In an historic first for American politics, a key congressional committee voted to approve a bill that would end federal prohibition of cannabis.
The House Judiciary Committee voted 24-10 in favor of the Marijuana Opportunity, Reinvestment and Expungement (MORE) Act on Wednesday. The bill is now set for a full floor vote in Congress before passing on to the Senate.
Notably, debate on the bill largely focused on how to end federal prohibition, rather than if it should end at all. Many Republicans argued that the bill required further hearings before being put to a vote, or tried to shift focus onto other less ambitious marijuana reform legislation, such as the Strengthening the Tenth Amendment Through Entrusting States (STATES) Act.
The STATES Act simply ensures that individual states can determine their own marijuana policy without federal interference. As such, it doesn’t contain any social equity provisions, nor does it alter marijuana’s status as a federally controlled substance.
Certain GOP members argued that such legislation would have a better chance of passing through the Republican-controlled Senate.
“We may need something a little less than MORE,” said Matt Gaetz (R-FL), who nonetheless voted in favor of the bill.
On the other hand, the MORE Act, introduced by Chairman Jerrold Nadler (D-NY), would federally deschedule cannabis as a controlled substance, expunge prior marijuana convictions from individuals’ criminal records, and establish a 5 percent sales tax on cannabis. Revenue generated from this tax would be invested into those communities most harmed by the War on Drugs.
The MORE Act would also allow those currently serving time for marijuana offenses to be resentenced, prevent immigrants from being denied citizenship because of alleged marijuana use, and ensure that people can receive public benefits and security clearance from federal agencies irrespective of their use of cannabis.

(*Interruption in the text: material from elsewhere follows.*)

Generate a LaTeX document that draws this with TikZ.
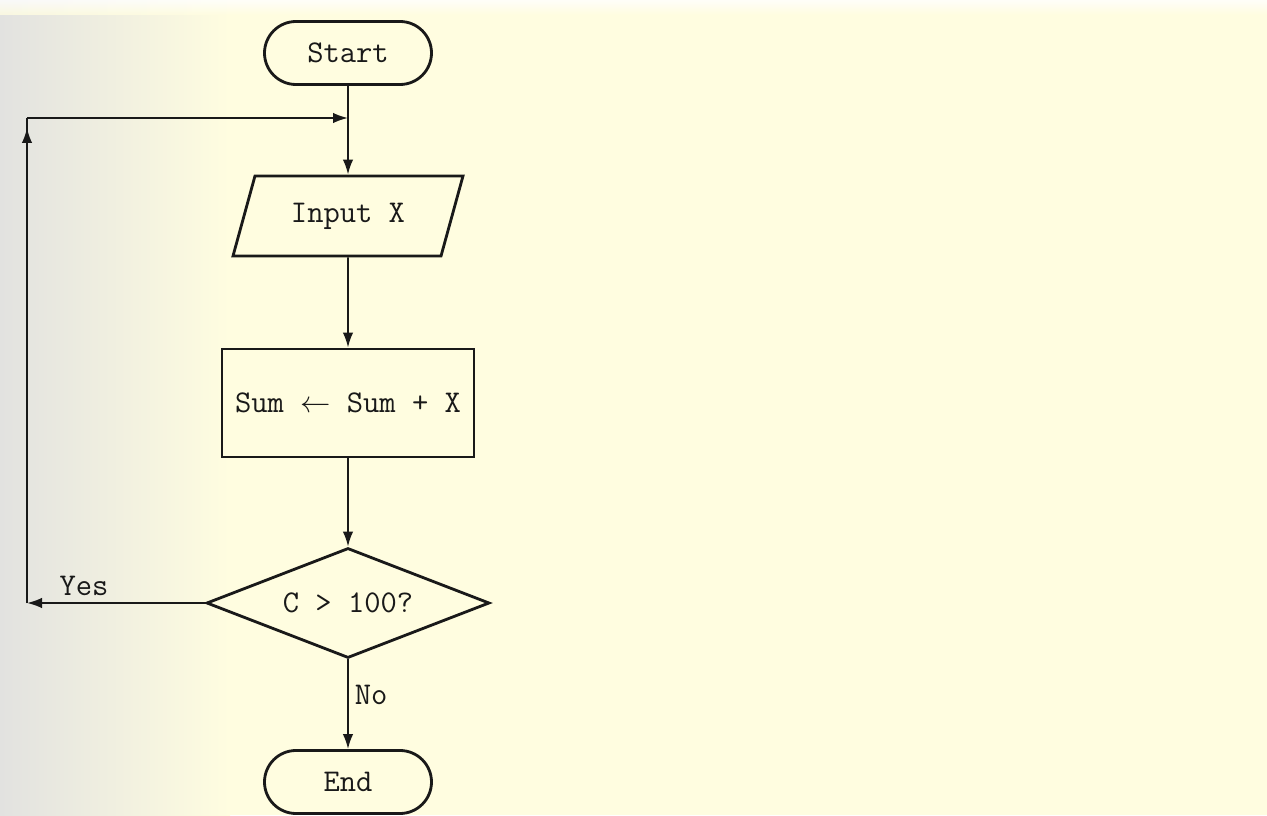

“These steps are long overdue. For far too long we’ve treated marijuana as a criminal justice problem instead of a matter of personal choice and public health,” Nadler said in his opening remarks. “Arresting, prosecuting and incarcerating people at the federal level is unwise and unjust.”
“I’ve long believed that the criminalization of marijuana has been a mistake,” he said. “The racially disparate enforcement of marijuana laws has only compounded this mistake with serious consequences, particularly for minority communities.”
Marijuana legalization advocates welcomed the bill’s ambitious proposals.
“The passage of the MORE Act represents the first time that the Judiciary Committee has ever had a successful vote to end the cruel policy of marijuana criminalization,” NORML Political Director Justin Strekal said. “Not only does the bill reverse the failed prohibition of cannabis, but it provides pathways for opportunity and ownership in the emerging industry for those who have suffered most.”
Nadler acknowledged that compromises may have to be made to ensure the bill’s final passage, but stressed that now was not the time to give ground.
“If we pass the bill that we want, and the Senate passes a different bill, we can negotiate,” Nadler said. “That’s what conference committees are for.”
The debate between incremental marijuana reform and ambitious change is one that shows little sign of abating.
Two months ago, the House approved the SAFE Banking Act, which would protect banks providing financial services to state-legal marijuana businesses from federal penalties. Before the vote, marijuana advocacy groups and civil rights organizations, such as the ACLU, pleaded with the House to delay their approval in order to first pursue broader reforms embedded with social justice provisions.
Their pleas ultimately fell on deaf ears, but it seems that their arguments have been heard with regards to the MORE Act. Nadler thinks that momentum for the bill will build. But while others agree that it is likely to pass the House, they are more skeptical on how it will fare in the Senate.
Still, marijuana advocates can take serious positives from a congressional committee agreeing not just on the urgency of ending federal prohibition, but also on the need for doing so in a way that can benefit those most harmed by the War on Drugs.